Carradine had been playing Dracula for a while, debuting in the role in "House of Frankenstein" all the way back in 1944, and his version of the vampire made terrific use of his Mephistophelean features, stagey mannerisms, and sonorous baritone. Carradine was often a very good actor, especially in westerns, as he was part of director John Ford's stock company. He is, it must be said, not especially good here. He may have disliked the role when he was doing it, and later regretted the film — here's the actual quote: "I only regret 'Billy the Kid Versus Dracula.' Otherwise, I regret nothing."
Nothing really works in the movie. Billy the Kid is Billy the Kid in name only here — he's a reformed outlaw, and the filmmakers seem to have no actual historical understanding of the character, so he's presented as an amiable dreamboat, played by a young fellow named Chuck Courtney and looking like a Tiger Beat model. The actual Billy the Kid was jolly, loved to dance, was fluent in Spanish, and a recently discovered photo of him shows Billy in a striped sweater playing croquet. There's none of this here, and Courtney could be playing any retired gunslinger with a boyish face and indistinct but cheerful mannerisms.
Likewise, the film doesn't seem to have a clear sense of what a vampire is.
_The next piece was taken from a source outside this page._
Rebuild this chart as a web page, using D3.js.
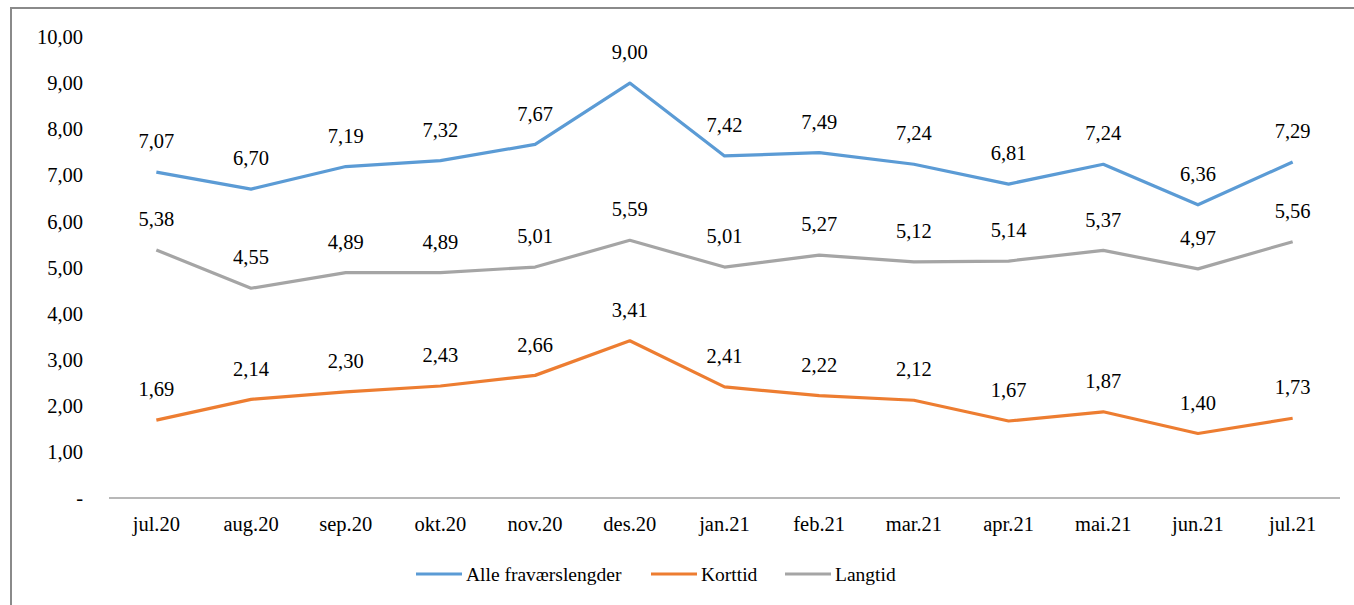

Carradine does sometimes turn into a bat — albeit one of the worst movie bats I have ever seen — and cannot be seen in a mirror, but the film has him allergic to wolfsbane rather than garlic (and the wolfsbane looks like red peppers), and he frequently seems to be out and about during the daytime, although this might be the fault of director William Beaudine, who did not seem to know how to lens a day-for-night shot.
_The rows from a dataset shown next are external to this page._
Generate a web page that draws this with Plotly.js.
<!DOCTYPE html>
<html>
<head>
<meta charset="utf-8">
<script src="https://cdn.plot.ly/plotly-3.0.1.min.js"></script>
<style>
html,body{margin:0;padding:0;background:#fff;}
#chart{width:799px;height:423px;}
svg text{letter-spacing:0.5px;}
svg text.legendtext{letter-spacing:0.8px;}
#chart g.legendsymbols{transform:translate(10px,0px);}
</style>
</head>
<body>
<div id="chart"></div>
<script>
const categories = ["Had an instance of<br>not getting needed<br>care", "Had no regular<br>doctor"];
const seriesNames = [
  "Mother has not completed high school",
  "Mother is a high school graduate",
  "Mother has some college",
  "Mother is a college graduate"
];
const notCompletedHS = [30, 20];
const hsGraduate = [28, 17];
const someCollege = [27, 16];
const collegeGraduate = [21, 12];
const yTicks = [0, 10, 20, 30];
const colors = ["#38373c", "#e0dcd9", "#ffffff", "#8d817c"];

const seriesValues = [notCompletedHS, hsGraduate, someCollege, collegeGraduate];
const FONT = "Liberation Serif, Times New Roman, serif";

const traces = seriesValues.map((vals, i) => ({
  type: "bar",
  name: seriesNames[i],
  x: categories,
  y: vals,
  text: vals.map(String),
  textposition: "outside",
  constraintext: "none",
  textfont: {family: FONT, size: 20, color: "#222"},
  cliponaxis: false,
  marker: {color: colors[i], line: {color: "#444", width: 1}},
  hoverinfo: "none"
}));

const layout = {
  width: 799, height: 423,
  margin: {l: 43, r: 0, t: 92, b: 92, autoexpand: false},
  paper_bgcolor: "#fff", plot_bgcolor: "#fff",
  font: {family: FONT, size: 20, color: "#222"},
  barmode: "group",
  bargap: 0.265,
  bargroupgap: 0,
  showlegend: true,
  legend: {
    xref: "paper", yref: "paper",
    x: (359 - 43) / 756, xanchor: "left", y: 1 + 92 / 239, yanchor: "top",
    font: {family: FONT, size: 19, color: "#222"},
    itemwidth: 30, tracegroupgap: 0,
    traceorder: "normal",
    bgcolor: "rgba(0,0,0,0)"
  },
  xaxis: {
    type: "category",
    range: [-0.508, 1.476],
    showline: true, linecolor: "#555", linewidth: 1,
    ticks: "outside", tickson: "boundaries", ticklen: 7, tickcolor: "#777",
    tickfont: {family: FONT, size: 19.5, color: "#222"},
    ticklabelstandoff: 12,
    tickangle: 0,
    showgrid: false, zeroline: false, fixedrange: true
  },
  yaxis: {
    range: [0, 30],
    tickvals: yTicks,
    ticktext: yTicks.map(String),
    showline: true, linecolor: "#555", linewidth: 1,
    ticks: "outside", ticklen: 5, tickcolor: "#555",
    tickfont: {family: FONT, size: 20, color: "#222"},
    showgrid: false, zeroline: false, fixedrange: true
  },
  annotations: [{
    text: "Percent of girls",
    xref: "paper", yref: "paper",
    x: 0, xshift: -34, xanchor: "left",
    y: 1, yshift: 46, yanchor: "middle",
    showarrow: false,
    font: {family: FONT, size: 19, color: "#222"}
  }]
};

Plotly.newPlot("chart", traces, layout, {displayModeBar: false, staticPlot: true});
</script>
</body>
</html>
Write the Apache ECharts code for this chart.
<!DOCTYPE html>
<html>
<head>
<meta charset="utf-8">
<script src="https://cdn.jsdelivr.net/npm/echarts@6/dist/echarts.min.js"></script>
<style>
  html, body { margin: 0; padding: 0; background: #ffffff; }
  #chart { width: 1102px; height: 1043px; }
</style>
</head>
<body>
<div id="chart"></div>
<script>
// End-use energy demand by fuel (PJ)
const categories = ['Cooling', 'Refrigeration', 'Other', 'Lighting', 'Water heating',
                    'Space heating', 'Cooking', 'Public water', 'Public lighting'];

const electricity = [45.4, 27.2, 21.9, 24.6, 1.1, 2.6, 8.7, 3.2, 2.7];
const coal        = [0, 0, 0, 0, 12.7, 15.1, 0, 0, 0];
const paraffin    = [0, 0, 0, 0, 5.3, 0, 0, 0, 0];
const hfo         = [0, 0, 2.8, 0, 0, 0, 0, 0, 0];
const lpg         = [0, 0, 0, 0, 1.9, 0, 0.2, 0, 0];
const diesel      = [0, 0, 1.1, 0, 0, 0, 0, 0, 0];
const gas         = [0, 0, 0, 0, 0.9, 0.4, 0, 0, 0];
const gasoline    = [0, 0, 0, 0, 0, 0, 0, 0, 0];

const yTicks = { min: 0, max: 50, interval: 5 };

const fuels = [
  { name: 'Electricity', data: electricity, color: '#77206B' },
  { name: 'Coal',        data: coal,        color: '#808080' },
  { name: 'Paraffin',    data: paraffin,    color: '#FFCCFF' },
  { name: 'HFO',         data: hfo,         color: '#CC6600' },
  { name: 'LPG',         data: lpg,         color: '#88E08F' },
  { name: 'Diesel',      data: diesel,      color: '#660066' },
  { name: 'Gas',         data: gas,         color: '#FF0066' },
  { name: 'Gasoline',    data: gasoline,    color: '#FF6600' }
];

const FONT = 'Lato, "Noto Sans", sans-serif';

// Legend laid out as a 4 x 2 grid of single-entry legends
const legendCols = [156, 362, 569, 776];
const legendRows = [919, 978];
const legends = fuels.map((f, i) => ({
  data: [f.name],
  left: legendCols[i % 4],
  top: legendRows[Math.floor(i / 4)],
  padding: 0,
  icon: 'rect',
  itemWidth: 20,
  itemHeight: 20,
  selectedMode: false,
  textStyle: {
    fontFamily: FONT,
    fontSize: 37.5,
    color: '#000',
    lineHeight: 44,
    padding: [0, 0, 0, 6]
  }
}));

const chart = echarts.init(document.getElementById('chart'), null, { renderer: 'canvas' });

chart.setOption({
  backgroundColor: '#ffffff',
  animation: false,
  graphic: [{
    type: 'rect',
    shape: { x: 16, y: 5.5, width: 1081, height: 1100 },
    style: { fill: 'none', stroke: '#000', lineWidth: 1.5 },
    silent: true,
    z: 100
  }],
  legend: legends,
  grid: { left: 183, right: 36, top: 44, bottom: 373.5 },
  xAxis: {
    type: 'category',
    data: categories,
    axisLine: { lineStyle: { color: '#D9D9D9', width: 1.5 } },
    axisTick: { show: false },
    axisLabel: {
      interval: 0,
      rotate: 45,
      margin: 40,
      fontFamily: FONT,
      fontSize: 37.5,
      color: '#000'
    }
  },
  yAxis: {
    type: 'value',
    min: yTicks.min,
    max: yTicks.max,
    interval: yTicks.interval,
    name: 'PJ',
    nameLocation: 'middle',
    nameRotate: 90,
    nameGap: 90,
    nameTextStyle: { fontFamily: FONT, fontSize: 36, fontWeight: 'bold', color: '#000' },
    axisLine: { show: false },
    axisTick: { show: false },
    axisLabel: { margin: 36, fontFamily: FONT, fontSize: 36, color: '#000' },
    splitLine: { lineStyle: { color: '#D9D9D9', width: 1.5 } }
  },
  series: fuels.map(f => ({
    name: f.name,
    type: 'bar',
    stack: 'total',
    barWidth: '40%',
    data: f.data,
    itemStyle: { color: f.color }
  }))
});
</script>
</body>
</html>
Knowing that it is not a very good film, however, does not preclude "Billy the Kid Versus Dracula" from being an enjoyable film. There is a tension created in the film, and it's fun to watch the film wrestler with it. In fact, there are two tensions, one in the text, and one on the subtext.
Firstly, this film legitimately is a mash-up. The filmmakers took a bland cowboy movie and welded in a bland vampire movie, and every seam shows, to the extent that the cowboys are genuinely bewildered to find themselves in a vampire movie and the vampire seems to have no idea why he's in a cowboy movie. The only moment when Carradine seems remotely interested in the film is when he discovers there is a pretty young girl with a cave on her property, and the entire film consists of his plan to kidnap her and put her on a fairly nice antique bed in the cave, as though he can't wait to get out of the Corriganville Movie Ranch to someplace that felt more appropriate to the vampire.
Billy the Kid is likewise a bit helpless. He is, after all, a gunslinger, but here's a guy who can't be harmed by bullets, and Billy the Kid doesn't have anything else he knows how to do. I am about to give away the film's climax, but, trust me, it won't ruin it for you when you see it: When Billy the Kid fails to kill the vampire by shooting him, he just tosses his gun at Dracula, the way frustrated villains used to do in the Superman television show. Unlike in Superman, however, this works: The gun knocks Dracula out, and Billy the Kid calmly stakes his unconscious body.
In fairness, there is no vampire legend that says they can't be knocked out by hucking a gun at them, but it's still something of a surprise. There's actually a cowboy in Bram Stoker's "Dracula" — the Texan Quincey Morris — who has a gun, and apparently the original vampire novel could have been much shorter if Quincy had just lobbed his sidearm.
But, as I mentioned, there is also tension in the subtext, and it's a pity it goes unexplored. There is a moment when John Carradine gets angry at a vaguely European housekeeper who suspects him, shouting that the immigrant needs to be talked to. But Dracula was also an immigrant, and, a generation back, so was everybody except the Native population of this country.
The story of the so-called taming of the West is actually one of an immigrant population seizing a land from the original inhabitants, and it is a mark of the film's lack of self-awareness that they didn't realize that Dracula is a perfect metaphor for that. After all, Stoker's "Dracula" is an invasion story, about a murderous immigrant coming to London to stalk and murder its population.
It might have been fascinating to parallel the story of Dracula with the story of the West, and the film seems to nod at at, as the first person we see Dracula attack is a Native American, which then prompts a war party to kill everybody in the stagecoach that carried him.
And why would the Indians distinguish between white men and vampires? Both were pestilent European invaders who murdered Indians to steal from them. In fact, the Lakota and Dakota Indians had two words for white men, one punning. The first, wasi'chu, which simply means "non-Indian." But the other word is waĊĦin icu, and it means "taking the fat," and references white men who simply drained a place of its stolen resources, which seems appropriately vampiric.
This sometimes makes me want to take issue with the idea that the Weird Western in a mash-up genre. The West itself was a mash-up, and Western stories are often about the conflicts between two different stories. For instance, the range war film is, essentially, a mash-up between a pioneer story and a cowboy story, with the two groups competing for the same resources.
Believe it or not, it is entirely possible to tell a story about indigenous Americans in which no single white man appears, as they were here for thousands of years before Europeans made their way to these shores. This sort of film isn't made very often, but could be.
It is likewise possible to tell pioneer stories where they never meet gunslingers, cowboy stories where they never meet Indians, and so on. But the Western has always enjoyed pressing these groups, and their competing stories, together and seeing what happened, especially since what happens is usually violent conflict, and violent conflict is one of the absolute staples of narrative storytelling.
And so, yes, the Wild Western is often a mash-up film, but it's just mashing something new into a genre that already relied on mashing things up. It's no real invention to tell a story in which a monster moves west across America — that's always been the story of America. It's just that the monsters have changed.